The long-term ideal is green hydrogen, which is hydrogen produced from renewable sources at a low CI, compared to SMR. However, the DOE estimates that the cost of producing hydrogen from renewable sources is presently $6 to $12 per Kg, versus less than $2/Kg when it is produced from fossil fuels.

Source: Hydrogen Strategy: Enabling A Low Carbon Economy; Department of Energy; July 2020. Link.

At a price that is 3-6 times higher than hydrogen produced from fossil fuels, the green hydrogen ideal is still at a significant economic disadvantage.

It is possible to capture and store (CCS in the previous graphic) or otherwise utilize the carbon dioxide when hydrogen is produced from fossil fuels. This hydrogen has a low carbon footprint and is classified as “blue hydrogen”.

Thus, production or use of blue hydrogen offers the fossil fuel industry a significant opportunity to improve their ESG scores. The DOE estimates that blue hydrogen can be produced via the SMR process for $2.27 per kilogram – an overwhelming cost advantage over hydrogen produced from renewable sources. 

Blue hydrogen has a substantially lower CI score than grey hydrogen, and is significantly cheaper than green hydrogen.
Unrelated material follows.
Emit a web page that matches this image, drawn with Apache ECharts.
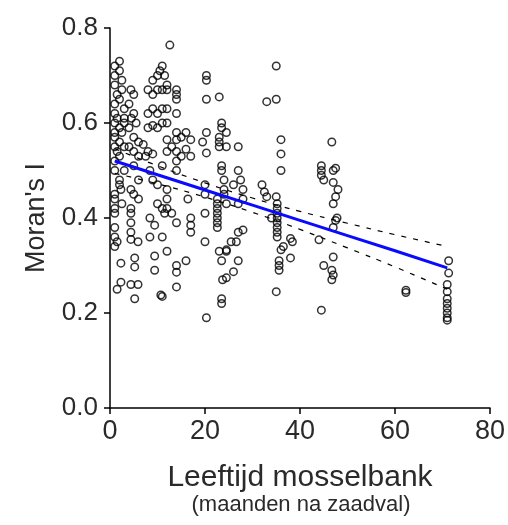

It can serve as an ideal transitional step in the decarbonization of the economy.

The Cornell and Stanford Study

I would be remiss to ignore that a recent report from researchers at Cornell and Stanford Universities claims that the use of blue hydrogen is actually worse than simply burning natural gas.

However, as Ted Nordhaus, Founder and Executive Director of The Breakthrough Institute recently pointed out in a Twitter thread, the study’s findings were based on worst-case scenarios throughout the analysis.

Nordhaus writes “If gas production is crazy leaky, you value methane reductions MUCH more than carbon reductions, and you assume that carbon capture tech doesn’t capture over a third of the carbon, blue hydrogen is worse than gas!” He adds that by using a less extreme set of assumptions — by the admission of one of the study’s authors —the global warming potential (GWP) would be 10 times lower than the study concluded.

However, it is fair to point out that the CI of blue hydrogen will depend very much on the entire production process. If methane is obtained from a process with a high leakage rate, and the carbon isn’t captured and stored, then the CI is going to be much higher.